La chiudo qui, un po’ scoraggiato dal livello della stampa. Poi, c’è qualche spiraglio. Raro, soprattutto per “La Repubblica”. Di oggi. Il concorrente “Corriere della Sera” in prima pagina cerca, con Aldo Grasso, di spiegare alla Schlein come dovrebbe prepararsi per un ipotetico confronto televisivo con la Meloni. Cadono le braccia. Invece “Robinson”, inserto culturale della “Repubblica”, pubblica una lunga intervista a Fran Lebowitz, realizzata da Manuela Cavalieri e Donatella Mulvoni. 73 anni, scrittrice, attrice, ebrea atea, profondamente americana, definita “regina newyorchese della comicità”, capace di sfidare il politically correct”. Ne so poco, quasi niente. Leggo. Interessante, in generale. Non banale.
A colpirmi, in particolare, è la risposta all’ultima domanda sulle nuove generazioni. Eccola: <Sono l’unica persona che conosco a non avere iPhone e computer. Sarebbe impossibile non averli se avessi vent’anni. Significherebbe non partecipare alla vita. Ai ragazzi non succede nulla che non abbiano visto in rete; la loro vita è in quel telefono. È per questo che quando qualche idiota quando qualche idiota lascia cadere per errore il cellulare sui binari della metropolitana, cerca di scendere a riprenderlo. Per me è meglio perdere il telefono che la vita; per loro, invece, non c’è differenza tra la vita e il telefono>.

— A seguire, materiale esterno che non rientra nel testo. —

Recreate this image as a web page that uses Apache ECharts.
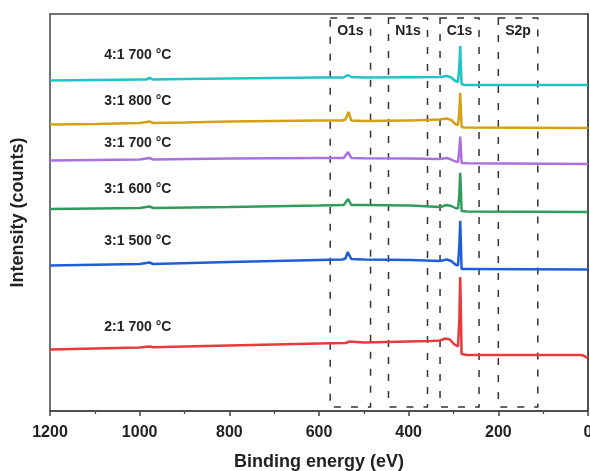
<!DOCTYPE html>
<html>
<head>
<meta charset="utf-8">
<script src="https://cdn.jsdelivr.net/npm/echarts@6/dist/echarts.min.js"></script>
<style>html,body{margin:0;padding:0;background:#fff;}#c{width:590px;height:471px;}</style>
</head>
<body>
<div id="c"></div>
<script>
// Sample names (legend labels drawn beside each trace)
const sampleNames = ['4:1 700 °C', '3:1 800 °C', '3:1 700 °C', '3:1 600 °C', '3:1 500 °C', '2:1 700 °C'];
const sampleColors = ['#22c3c6', '#d4a116', '#aa72e0', '#2f9c5e', '#1f5ed6', '#e63b3d'];
// Label anchor (binding energy, intensity) for each sample name
const labelAnchors = [[1004, 356], [1004, 309.5], [1004, 268], [1004, 222], [1004, 170], [1004, 84]];

// Spectra: [binding energy (eV), intensity (a.u., offset-stacked)]
const s41_700 = [[1200,330.5],[1100,331],[1000,331.5],[985,331.5],[978,333],[970,331.5],[900,332],[800,332.5],[700,333],[600,333.5],[545,333.5],[536,336],[532,337.5],[528,334],[500,333.5],[402,333.7],[399,334.5],[396,333.7],[330,334],[315,335],[305,333.5],[296,330],[290,329],[287,345],[285,365],[284,350],[282,327],[275,326],[150,326],[0,326]];
const s31_800 = [[1200,286.5],[1100,287],[1000,288],[978,289.5],[970,288],[900,288.5],[800,289.5],[700,290],[600,290.5],[548,290.5],[541,291.5],[537,290.5],[534,299],[531,300.5],[528,290.5],[500,290],[402,290.5],[399,291.5],[396,290.5],[330,291.5],[315,292.5],[305,291],[296,287],[290,286],[287,300],[285,318],[284,306],[282,284],[275,283.5],[0,283]];
const s31_700 = [[1200,250.5],[1000,251.5],[978,253],[970,251.5],[800,252.5],[600,253],[545,253],[535,259],[532,261],[528,253],[500,252.7],[402,252.5],[399,253.3],[396,252.5],[330,252],[315,253],[305,251.5],[296,249.5],[290,249],[287,261],[285,274.5],[284,266],[282,248],[270,247.7],[0,247]];
const s31_600 = [[1200,202],[1000,203],[978,204.5],[970,203],[800,204],[600,205.5],[545,206],[535,212],[532,213.7],[528,206],[500,206],[402,205.5],[399,206.5],[396,205.5],[330,204],[315,206],[305,205],[296,203],[290,202.5],[287,216],[285,238.3],[284,226],[282,200],[270,199.5],[0,199]];
const s31_500 = [[1200,145.5],[1000,147],[978,148.5],[970,147],[800,149],[600,151],[548,151.5],[541,152.5],[536,159],[532,160.5],[528,152],[500,151.5],[402,151],[399,152],[396,151],[330,150],[315,151.5],[305,150],[296,146.5],[290,145.5],[287,166],[285,190.3],[284,176],[282,142],[270,142],[0,141.5]];
const s21_700 = [[1200,61.5],[1000,63.5],[978,64.5],[970,63.8],[900,64.5],[800,65.5],[700,66.5],[600,67.5],[540,68],[532,69.5],[528,68],[500,68.5],[400,69.5],[350,70],[330,70.5],[318,72.5],[308,71.5],[298,66.5],[290,64.5],[287,91],[285,134],[284,111],[282,57],[270,56],[100,56],[15,56],[8,55],[3,53.5],[0,53]];
const spectra = [s41_700, s31_800, s31_700, s31_600, s31_500, s21_700];

// Core-level regions [name, high BE, low BE]
const regionNames = ['O1s', 'N1s', 'C1s', 'S2p'];
const regionHigh = [575, 445, 330, 200];
const regionLow = [485, 358, 243, 112];
const regionTop = 393, regionBottom = 4;

// X axis ticks
const xMin = 0, xMax = 1200, xInterval = 200;

const FONT = 'Liberation Sans, Arial, Helvetica, sans-serif';
const chart = echarts.init(document.getElementById('c'), null, {renderer: 'canvas'});

const series = spectra.map((d, i) => ({
  type: 'line',
  name: sampleNames[i],
  data: d,
  showSymbol: false,
  symbol: 'none',
  smooth: false,
  lineStyle: {color: sampleColors[i], width: 2.5},
  itemStyle: {color: sampleColors[i]},
  z: 3,
  markPoint: {
    symbol: 'circle', symbolSize: 0, silent: true,
    label: {show: true, position: 'inside', formatter: '{b}', color: '#222', fontWeight: 'bold', fontSize: 14, fontFamily: FONT},
    data: [{name: sampleNames[i], coord: labelAnchors[i]}]
  }
}));

series.push({
  type: 'line',
  data: [],
  silent: true,
  markArea: {
    silent: true,
    itemStyle: {color: 'rgba(0,0,0,0)', borderColor: '#333', borderWidth: 1.5, borderType: [7, 10]},
    label: {show: true, position: 'insideTop', distance: 7, color: '#222', fontWeight: 'bold', fontSize: 14, fontFamily: FONT},
    data: regionNames.map((n, i) => [
      {name: n, coord: [regionHigh[i], regionTop]},
      {coord: [regionLow[i], regionBottom]}
    ])
  }
});

chart.setOption({
  animation: false,
  backgroundColor: '#fff',
  grid: {left: 50, right: 2, top: 14, bottom: 60, containLabel: false, outerBoundsMode: 'none',
         show: true, borderColor: '#444', borderWidth: 1.5, backgroundColor: 'rgba(0,0,0,0)'},
  xAxis: {
    type: 'value', inverse: true, min: xMin, max: xMax, interval: xInterval,
    name: 'Binding energy (eV)', nameLocation: 'middle', nameGap: 42,
    nameTextStyle: {fontSize: 18, fontWeight: 'bold', color: '#222', fontFamily: FONT},
    axisLine: {show: true, lineStyle: {color: '#444', width: 1.5}},
    axisTick: {show: true, inside: false, length: 5, lineStyle: {color: '#444', width: 1.5}},
    minorTick: {show: true, splitNumber: 2, length: 3, lineStyle: {color: '#444', width: 1.2}},
    axisLabel: {fontSize: 16, fontWeight: 'bold', color: '#222', margin: 14, fontFamily: FONT,
                formatter: v => String(v)},
    splitLine: {show: false}
  },
  yAxis: {
    type: 'value', min: 0, max: 397,
    name: 'Intensity (counts)', nameLocation: 'middle', nameGap: 23, nameRotate: 90,
    nameTextStyle: {fontSize: 18, fontWeight: 'bold', color: '#222', fontFamily: FONT},
    axisLine: {show: true, lineStyle: {color: '#444', width: 1.5}},
    axisTick: {show: false}, axisLabel: {show: false}, splitLine: {show: false}
  },
  series: series
});
</script>
</body>
</html>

Ecco, questo mi pare il problema del presente e del futuro. Una riflessione fuori del coro. Anche di quello consueto di “Repubblica”, che oggi cerca di difendere, come fosse un dovere d’ufficio, la neo-regista Cortellesi per la scivolata su Biancaneve e sulle favole “sessiste”. Temo che Fran Lebowitz, se ne avesse contezza, la farebbe nera.